___ DATA SHOWN
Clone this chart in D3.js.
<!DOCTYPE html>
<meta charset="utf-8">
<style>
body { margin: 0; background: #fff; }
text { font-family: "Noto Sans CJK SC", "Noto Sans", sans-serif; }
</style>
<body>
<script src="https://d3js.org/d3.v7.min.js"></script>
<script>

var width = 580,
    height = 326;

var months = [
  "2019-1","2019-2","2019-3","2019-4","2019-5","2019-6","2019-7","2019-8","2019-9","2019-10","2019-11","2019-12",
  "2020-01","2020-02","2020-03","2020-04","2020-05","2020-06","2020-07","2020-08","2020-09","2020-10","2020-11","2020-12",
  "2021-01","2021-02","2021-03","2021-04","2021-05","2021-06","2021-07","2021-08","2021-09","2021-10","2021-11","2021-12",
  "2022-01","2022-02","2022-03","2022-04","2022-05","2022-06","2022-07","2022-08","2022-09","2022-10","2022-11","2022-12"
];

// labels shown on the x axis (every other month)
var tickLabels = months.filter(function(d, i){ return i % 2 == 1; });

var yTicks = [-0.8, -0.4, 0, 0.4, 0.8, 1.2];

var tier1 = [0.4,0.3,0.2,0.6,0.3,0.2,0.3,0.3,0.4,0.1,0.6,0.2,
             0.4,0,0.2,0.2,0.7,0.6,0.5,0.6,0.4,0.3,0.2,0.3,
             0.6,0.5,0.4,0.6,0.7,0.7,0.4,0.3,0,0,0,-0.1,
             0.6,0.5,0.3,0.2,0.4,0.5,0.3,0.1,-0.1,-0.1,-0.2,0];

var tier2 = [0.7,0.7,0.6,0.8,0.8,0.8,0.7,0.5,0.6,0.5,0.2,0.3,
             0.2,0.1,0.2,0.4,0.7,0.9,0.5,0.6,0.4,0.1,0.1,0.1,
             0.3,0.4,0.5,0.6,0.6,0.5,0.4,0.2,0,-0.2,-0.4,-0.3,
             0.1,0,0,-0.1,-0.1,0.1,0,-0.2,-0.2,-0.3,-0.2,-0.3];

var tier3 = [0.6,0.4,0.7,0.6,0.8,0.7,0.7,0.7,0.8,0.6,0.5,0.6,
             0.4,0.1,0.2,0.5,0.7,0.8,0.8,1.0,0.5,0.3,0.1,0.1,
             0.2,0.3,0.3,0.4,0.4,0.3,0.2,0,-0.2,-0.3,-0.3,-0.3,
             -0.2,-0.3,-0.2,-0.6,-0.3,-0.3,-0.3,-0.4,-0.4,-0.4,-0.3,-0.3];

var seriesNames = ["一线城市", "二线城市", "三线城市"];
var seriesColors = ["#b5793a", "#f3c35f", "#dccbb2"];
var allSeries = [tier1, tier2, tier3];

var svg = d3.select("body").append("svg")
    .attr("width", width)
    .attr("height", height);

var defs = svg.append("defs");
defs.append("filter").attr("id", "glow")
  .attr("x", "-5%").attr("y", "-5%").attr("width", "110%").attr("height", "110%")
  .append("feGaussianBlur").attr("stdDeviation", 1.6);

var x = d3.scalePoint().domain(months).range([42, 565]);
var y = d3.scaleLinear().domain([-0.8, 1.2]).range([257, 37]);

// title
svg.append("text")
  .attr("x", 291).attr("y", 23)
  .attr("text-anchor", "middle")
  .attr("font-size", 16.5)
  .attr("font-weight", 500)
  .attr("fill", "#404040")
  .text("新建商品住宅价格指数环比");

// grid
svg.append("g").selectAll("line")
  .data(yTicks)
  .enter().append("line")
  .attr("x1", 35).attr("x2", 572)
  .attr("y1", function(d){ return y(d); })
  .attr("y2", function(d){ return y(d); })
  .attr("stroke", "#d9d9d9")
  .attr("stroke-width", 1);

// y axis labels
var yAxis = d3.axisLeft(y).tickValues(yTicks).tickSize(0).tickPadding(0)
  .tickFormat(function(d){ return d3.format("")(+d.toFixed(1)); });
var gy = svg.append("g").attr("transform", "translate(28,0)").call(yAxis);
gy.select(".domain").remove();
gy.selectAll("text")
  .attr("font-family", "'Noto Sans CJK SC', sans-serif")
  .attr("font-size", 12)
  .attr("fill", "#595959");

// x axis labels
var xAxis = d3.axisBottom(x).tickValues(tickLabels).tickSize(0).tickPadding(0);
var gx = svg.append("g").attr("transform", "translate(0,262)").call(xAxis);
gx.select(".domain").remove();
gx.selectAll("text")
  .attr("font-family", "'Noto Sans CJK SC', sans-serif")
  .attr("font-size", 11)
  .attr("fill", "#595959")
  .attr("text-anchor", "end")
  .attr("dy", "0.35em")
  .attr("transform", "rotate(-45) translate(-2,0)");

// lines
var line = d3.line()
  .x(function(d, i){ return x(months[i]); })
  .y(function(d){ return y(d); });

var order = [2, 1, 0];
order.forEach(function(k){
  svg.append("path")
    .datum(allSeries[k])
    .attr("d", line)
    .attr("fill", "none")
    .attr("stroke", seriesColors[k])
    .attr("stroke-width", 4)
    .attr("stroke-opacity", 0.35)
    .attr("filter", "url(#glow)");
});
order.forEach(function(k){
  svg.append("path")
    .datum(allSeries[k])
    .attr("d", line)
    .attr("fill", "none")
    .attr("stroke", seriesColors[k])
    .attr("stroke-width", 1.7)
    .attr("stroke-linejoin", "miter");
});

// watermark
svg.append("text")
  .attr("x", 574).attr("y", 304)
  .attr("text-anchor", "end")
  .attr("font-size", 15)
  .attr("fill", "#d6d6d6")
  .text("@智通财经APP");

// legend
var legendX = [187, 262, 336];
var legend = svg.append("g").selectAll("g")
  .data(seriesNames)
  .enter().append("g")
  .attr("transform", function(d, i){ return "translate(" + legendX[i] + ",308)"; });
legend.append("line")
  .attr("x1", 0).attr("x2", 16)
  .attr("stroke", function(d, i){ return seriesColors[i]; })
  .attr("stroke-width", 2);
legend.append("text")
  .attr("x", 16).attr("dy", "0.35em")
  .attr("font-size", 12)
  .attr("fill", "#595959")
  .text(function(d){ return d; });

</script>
______
▶ _PROBLEM_: Each line of the listing above should be output exactly.

▶ _EXERCISE SOLUTION_:
Clone this chart in D3.js.
<!DOCTYPE html>
<meta charset="utf-8">
<style>
body { margin: 0; background: #fff; }
text { font-family: "Noto Sans CJK SC", "Noto Sans", sans-serif; }
</style>
<body>
<script src="https://d3js.org/d3.v7.min.js"></script>
<script>

var width = 580,
    height = 326;

var months = [
  "2019-1","2019-2","2019-3","2019-4","2019-5","2019-6","2019-7","2019-8","2019-9","2019-10","2019-11","2019-12",
  "2020-01","2020-02","2020-03","2020-04","2020-05","2020-06","2020-07","2020-08","2020-09","2020-10","2020-11","2020-12",
  "2021-01","2021-02","2021-03","2021-04","2021-05","2021-06","2021-07","2021-08","2021-09","2021-10","2021-11","2021-12",
  "2022-01","2022-02","2022-03","2022-04","2022-05","2022-06","2022-07","2022-08","2022-09","2022-10","2022-11","2022-12"
];

// labels shown on the x axis (every other month)
var tickLabels = months.filter(function(d, i){ return i % 2 == 1; });

var yTicks = [-0.8, -0.4, 0, 0.4, 0.8, 1.2];

var tier1 = [0.4,0.3,0.2,0.6,0.3,0.2,0.3,0.3,0.4,0.1,0.6,0.2,
             0.4,0,0.2,0.2,0.7,0.6,0.5,0.6,0.4,0.3,0.2,0.3,
             0.6,0.5,0.4,0.6,0.7,0.7,0.4,0.3,0,0,0,-0.1,
             0.6,0.5,0.3,0.2,0.4,0.5,0.3,0.1,-0.1,-0.1,-0.2,0];

var tier2 = [0.7,0.7,0.6,0.8,0.8,0.8,0.7,0.5,0.6,0.5,0.2,0.3,
             0.2,0.1,0.2,0.4,0.7,0.9,0.5,0.6,0.4,0.1,0.1,0.1,
             0.3,0.4,0.5,0.6,0.6,0.5,0.4,0.2,0,-0.2,-0.4,-0.3,
             0.1,0,0,-0.1,-0.1,0.1,0,-0.2,-0.2,-0.3,-0.2,-0.3];

var tier3 = [0.6,0.4,0.7,0.6,0.8,0.7,0.7,0.7,0.8,0.6,0.5,0.6,
             0.4,0.1,0.2,0.5,0.7,0.8,0.8,1.0,0.5,0.3,0.1,0.1,
             0.2,0.3,0.3,0.4,0.4,0.3,0.2,0,-0.2,-0.3,-0.3,-0.3,
             -0.2,-0.3,-0.2,-0.6,-0.3,-0.3,-0.3,-0.4,-0.4,-0.4,-0.3,-0.3];

var seriesNames = ["一线城市", "二线城市", "三线城市"];
var seriesColors = ["#b5793a", "#f3c35f", "#dccbb2"];
var allSeries = [tier1, tier2, tier3];

var svg = d3.select("body").append("svg")
    .attr("width", width)
    .attr("height", height);

var defs = svg.append("defs");
defs.append("filter").attr("id", "glow")
  .attr("x", "-5%").attr("y", "-5%").attr("width", "110%").attr("height", "110%")
  .append("feGaussianBlur").attr("stdDeviation", 1.6);

var x = d3.scalePoint().domain(months).range([42, 565]);
var y = d3.scaleLinear().domain([-0.8, 1.2]).range([257, 37]);

// title
svg.append("text")
  .attr("x", 291).attr("y", 23)
  .attr("text-anchor", "middle")
  .attr("font-size", 16.5)
  .attr("font-weight", 500)
  .attr("fill", "#404040")
  .text("新建商品住宅价格指数环比");

// grid
svg.append("g").selectAll("line")
  .data(yTicks)
  .enter().append("line")
  .attr("x1", 35).attr("x2", 572)
  .attr("y1", function(d){ return y(d); })
  .attr("y2", function(d){ return y(d); })
  .attr("stroke", "#d9d9d9")
  .attr("stroke-width", 1);

// y axis labels
var yAxis = d3.axisLeft(y).tickValues(yTicks).tickSize(0).tickPadding(0)
  .tickFormat(function(d){ return d3.format("")(+d.toFixed(1)); });
var gy = svg.append("g").attr("transform", "translate(28,0)").call(yAxis);
gy.select(".domain").remove();
gy.selectAll("text")
  .attr("font-family", "'Noto Sans CJK SC', sans-serif")
  .attr("font-size", 12)
  .attr("fill", "#595959");

// x axis labels
var xAxis = d3.axisBottom(x).tickValues(tickLabels).tickSize(0).tickPadding(0);
var gx = svg.append("g").attr("transform", "translate(0,262)").call(xAxis);
gx.select(".domain").remove();
gx.selectAll("text")
  .attr("font-family", "'Noto Sans CJK SC', sans-serif")
  .attr("font-size", 11)
  .attr("fill", "#595959")
  .attr("text-anchor", "end")
  .attr("dy", "0.35em")
  .attr("transform", "rotate(-45) translate(-2,0)");

// lines
var line = d3.line()
  .x(function(d, i){ return x(months[i]); })
  .y(function(d){ return y(d); });

var order = [2, 1, 0];
order.forEach(function(k){
  svg.append("path")
    .datum(allSeries[k])
    .attr("d", line)
    .attr("fill", "none")
    .attr("stroke", seriesColors[k])
    .attr("stroke-width", 4)
    .attr("stroke-opacity", 0.35)
    .attr("filter", "url(#glow)");
});
order.forEach(function(k){
  svg.append("path")
    .datum(allSeries[k])
    .attr("d", line)
    .attr("fill", "none")
    .attr("stroke", seriesColors[k])
    .attr("stroke-width", 1.7)
    .attr("stroke-linejoin", "miter");
});

// watermark
svg.append("text")
  .attr("x", 574).attr("y", 304)
  .attr("text-anchor", "end")
  .attr("font-size", 15)
  .attr("fill", "#d6d6d6")
  .text("@智通财经APP");

// legend
var legendX = [187, 262, 336];
var legend = svg.append("g").selectAll("g")
  .data(seriesNames)
  .enter().append("g")
  .attr("transform", function(d, i){ return "translate(" + legendX[i] + ",308)"; });
legend.append("line")
  .attr("x1", 0).attr("x2", 16)
  .attr("stroke", function(d, i){ return seriesColors[i]; })
  .attr("stroke-width", 2);
legend.append("text")
  .attr("x", 16).attr("dy", "0.35em")
  .attr("font-size", 12)
  .attr("fill", "#595959")
  .text(function(d){ return d; });

</script>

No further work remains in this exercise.